• _Task to carry out_
Open with the line that has "Generate a Python"; close with the line that has "Condensed, Liberation Sans". Retype those lines exactly, images excluded.

Plotting code records
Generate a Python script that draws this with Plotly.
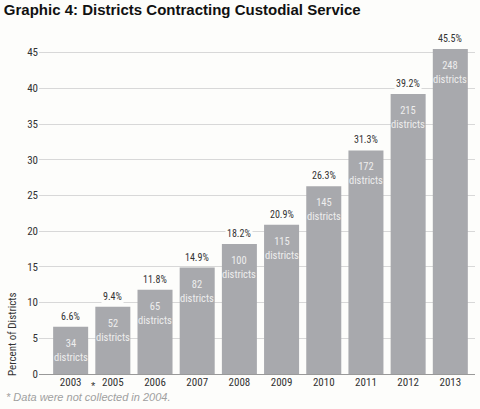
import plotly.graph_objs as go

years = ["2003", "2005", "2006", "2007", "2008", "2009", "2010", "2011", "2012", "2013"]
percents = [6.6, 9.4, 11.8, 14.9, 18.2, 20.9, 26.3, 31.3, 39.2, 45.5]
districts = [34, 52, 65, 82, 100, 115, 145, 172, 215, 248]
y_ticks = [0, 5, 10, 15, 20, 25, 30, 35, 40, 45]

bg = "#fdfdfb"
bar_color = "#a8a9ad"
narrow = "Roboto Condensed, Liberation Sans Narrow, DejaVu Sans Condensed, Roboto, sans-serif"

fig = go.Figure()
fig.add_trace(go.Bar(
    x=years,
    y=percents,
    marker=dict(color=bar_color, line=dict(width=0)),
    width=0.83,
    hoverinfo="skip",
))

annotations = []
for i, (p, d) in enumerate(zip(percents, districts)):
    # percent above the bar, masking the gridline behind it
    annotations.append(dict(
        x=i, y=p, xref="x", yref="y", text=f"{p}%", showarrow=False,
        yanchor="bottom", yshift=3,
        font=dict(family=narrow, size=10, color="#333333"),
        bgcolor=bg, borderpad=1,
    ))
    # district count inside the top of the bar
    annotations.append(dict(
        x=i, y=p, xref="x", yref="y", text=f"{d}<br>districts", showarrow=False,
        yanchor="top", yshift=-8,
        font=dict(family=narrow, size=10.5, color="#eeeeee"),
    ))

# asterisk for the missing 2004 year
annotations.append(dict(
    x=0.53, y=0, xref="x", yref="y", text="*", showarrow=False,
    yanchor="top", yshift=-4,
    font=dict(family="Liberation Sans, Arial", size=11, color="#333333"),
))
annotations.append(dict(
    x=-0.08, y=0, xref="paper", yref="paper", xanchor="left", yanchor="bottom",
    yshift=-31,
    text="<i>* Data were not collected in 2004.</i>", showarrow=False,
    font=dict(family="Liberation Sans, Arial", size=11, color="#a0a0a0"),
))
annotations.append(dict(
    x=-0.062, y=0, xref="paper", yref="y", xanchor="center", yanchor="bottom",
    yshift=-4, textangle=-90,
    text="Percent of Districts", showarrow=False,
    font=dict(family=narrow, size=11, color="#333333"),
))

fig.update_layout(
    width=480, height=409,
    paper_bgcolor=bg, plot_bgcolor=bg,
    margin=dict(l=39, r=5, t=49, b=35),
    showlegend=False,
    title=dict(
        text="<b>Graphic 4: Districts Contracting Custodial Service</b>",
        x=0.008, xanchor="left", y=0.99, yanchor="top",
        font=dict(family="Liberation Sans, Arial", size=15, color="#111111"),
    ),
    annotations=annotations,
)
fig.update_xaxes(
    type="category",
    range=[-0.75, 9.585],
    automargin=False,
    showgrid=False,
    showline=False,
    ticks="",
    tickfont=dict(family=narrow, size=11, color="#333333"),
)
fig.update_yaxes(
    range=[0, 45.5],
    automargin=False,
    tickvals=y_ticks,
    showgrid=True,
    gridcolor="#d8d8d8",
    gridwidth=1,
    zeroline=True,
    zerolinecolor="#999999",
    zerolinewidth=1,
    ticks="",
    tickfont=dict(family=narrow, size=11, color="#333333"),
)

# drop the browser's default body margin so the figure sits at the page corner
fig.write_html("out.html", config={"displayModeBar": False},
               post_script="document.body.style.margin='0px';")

...

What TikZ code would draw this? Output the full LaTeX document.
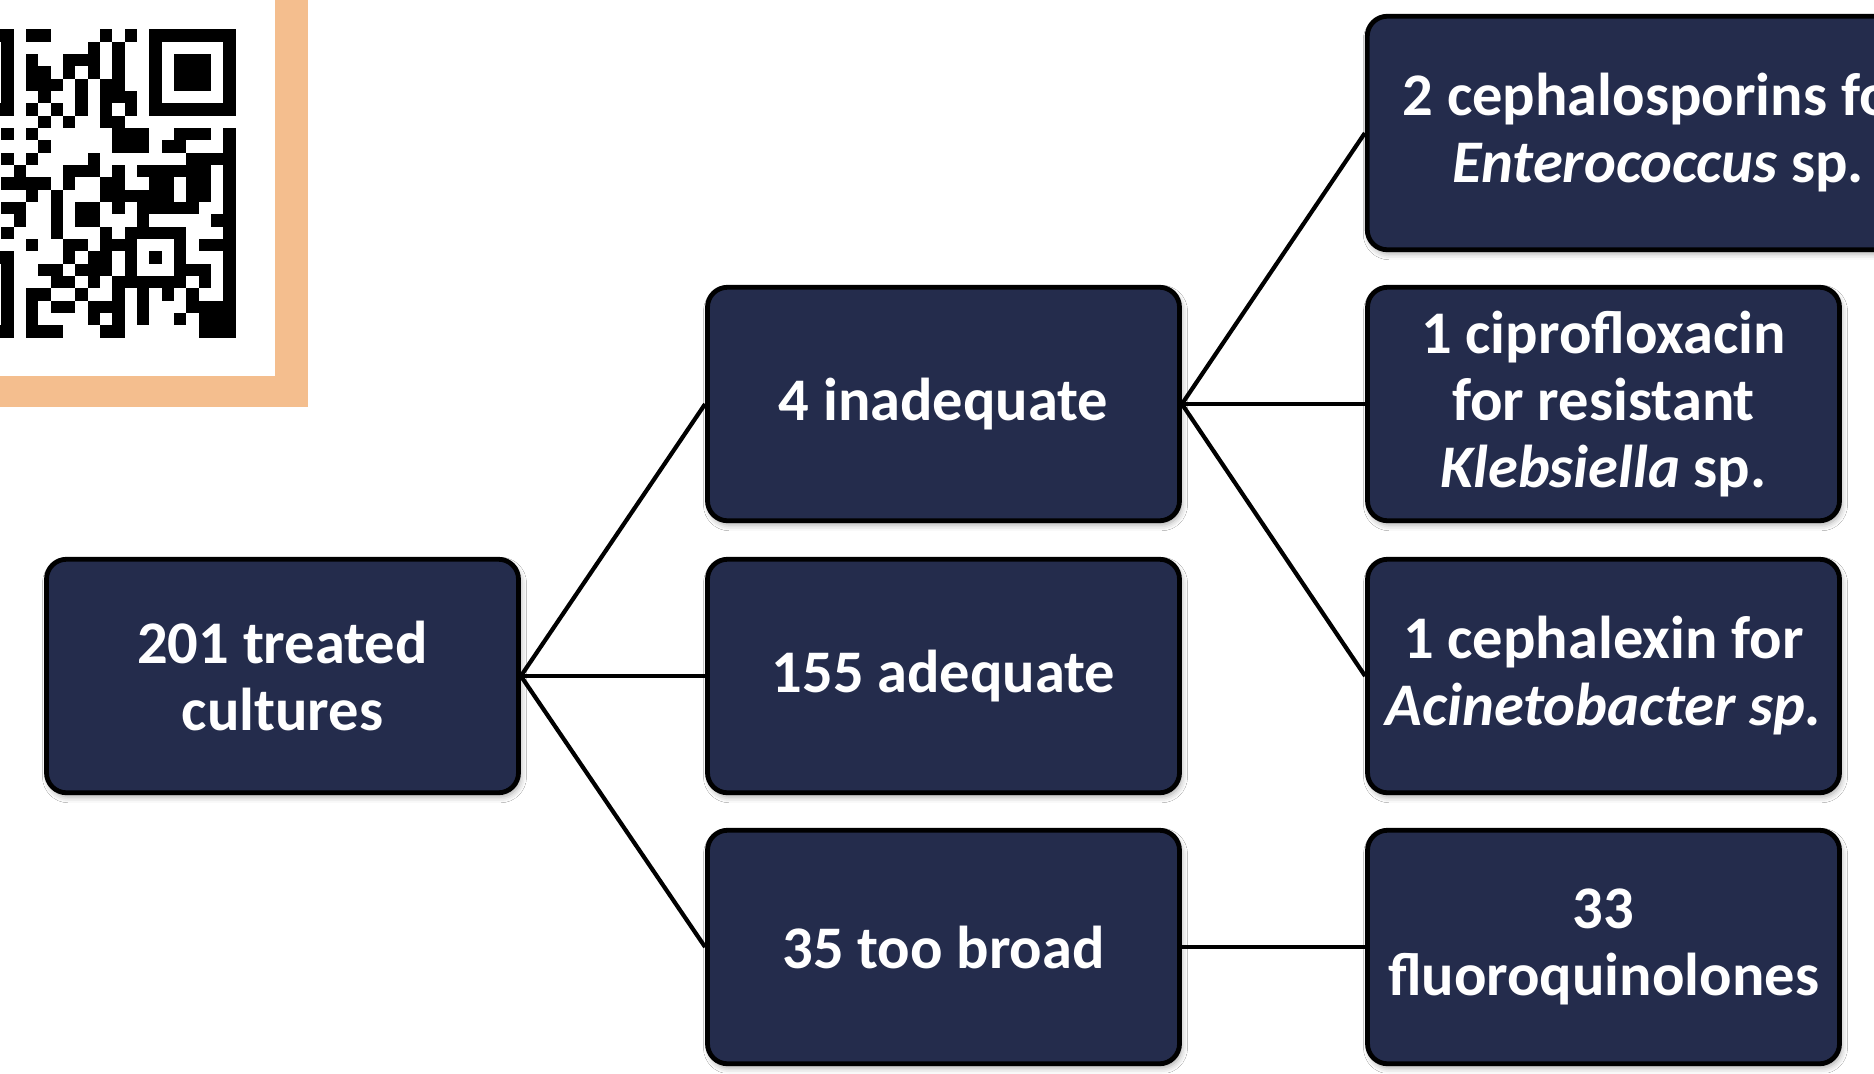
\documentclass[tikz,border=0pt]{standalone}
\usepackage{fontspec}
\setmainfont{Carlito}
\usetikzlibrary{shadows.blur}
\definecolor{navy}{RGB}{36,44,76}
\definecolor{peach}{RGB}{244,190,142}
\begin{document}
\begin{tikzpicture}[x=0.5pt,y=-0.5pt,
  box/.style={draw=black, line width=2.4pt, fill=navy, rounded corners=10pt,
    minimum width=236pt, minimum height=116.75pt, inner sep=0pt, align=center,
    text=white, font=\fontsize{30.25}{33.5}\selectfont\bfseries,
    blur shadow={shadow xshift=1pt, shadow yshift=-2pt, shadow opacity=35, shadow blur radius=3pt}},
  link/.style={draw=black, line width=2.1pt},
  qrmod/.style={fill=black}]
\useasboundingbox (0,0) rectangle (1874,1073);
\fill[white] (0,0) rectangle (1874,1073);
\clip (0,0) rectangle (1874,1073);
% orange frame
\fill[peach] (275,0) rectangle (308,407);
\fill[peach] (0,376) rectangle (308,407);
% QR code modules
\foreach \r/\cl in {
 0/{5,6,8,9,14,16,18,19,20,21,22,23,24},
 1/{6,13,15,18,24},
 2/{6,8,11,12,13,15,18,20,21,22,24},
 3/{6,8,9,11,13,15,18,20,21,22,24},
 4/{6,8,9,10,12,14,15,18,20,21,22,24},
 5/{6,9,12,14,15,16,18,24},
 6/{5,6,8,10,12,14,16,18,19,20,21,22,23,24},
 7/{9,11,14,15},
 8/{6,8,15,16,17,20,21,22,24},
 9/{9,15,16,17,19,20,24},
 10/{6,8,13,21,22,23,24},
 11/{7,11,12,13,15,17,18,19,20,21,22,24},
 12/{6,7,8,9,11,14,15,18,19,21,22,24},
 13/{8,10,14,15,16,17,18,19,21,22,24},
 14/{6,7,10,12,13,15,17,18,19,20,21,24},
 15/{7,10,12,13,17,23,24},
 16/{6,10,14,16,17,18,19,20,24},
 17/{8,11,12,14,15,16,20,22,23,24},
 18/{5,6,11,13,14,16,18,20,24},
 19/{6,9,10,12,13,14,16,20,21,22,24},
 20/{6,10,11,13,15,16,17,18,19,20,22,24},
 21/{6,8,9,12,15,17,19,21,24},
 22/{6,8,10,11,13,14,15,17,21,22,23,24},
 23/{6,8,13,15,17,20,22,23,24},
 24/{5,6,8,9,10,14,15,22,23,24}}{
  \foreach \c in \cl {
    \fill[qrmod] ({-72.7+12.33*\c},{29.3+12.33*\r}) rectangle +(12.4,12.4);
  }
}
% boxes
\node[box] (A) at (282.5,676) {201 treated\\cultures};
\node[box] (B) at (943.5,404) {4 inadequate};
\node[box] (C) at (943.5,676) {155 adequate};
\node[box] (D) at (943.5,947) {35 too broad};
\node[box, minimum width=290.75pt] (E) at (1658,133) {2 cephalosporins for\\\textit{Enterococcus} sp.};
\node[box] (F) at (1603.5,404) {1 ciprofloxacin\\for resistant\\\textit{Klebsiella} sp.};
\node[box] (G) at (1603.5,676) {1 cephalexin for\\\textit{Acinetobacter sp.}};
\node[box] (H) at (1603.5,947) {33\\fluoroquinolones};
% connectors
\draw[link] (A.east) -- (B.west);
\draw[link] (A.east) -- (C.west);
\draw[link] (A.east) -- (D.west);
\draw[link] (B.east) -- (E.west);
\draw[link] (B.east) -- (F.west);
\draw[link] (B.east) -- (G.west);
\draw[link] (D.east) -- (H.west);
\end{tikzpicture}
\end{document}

• _Solution for this task_
Generate a Python script that draws this with Plotly.
import plotly.graph_objs as go

years = ["2003", "2005", "2006", "2007", "2008", "2009", "2010", "2011", "2012", "2013"]
percents = [6.6, 9.4, 11.8, 14.9, 18.2, 20.9, 26.3, 31.3, 39.2, 45.5]
districts = [34, 52, 65, 82, 100, 115, 145, 172, 215, 248]
y_ticks = [0, 5, 10, 15, 20, 25, 30, 35, 40, 45]

bg = "#fdfdfb"
bar_color = "#a8a9ad"
narrow = "Roboto Condensed, Liberation Sans Narrow, DejaVu Sans Condensed, Roboto, sans-serif"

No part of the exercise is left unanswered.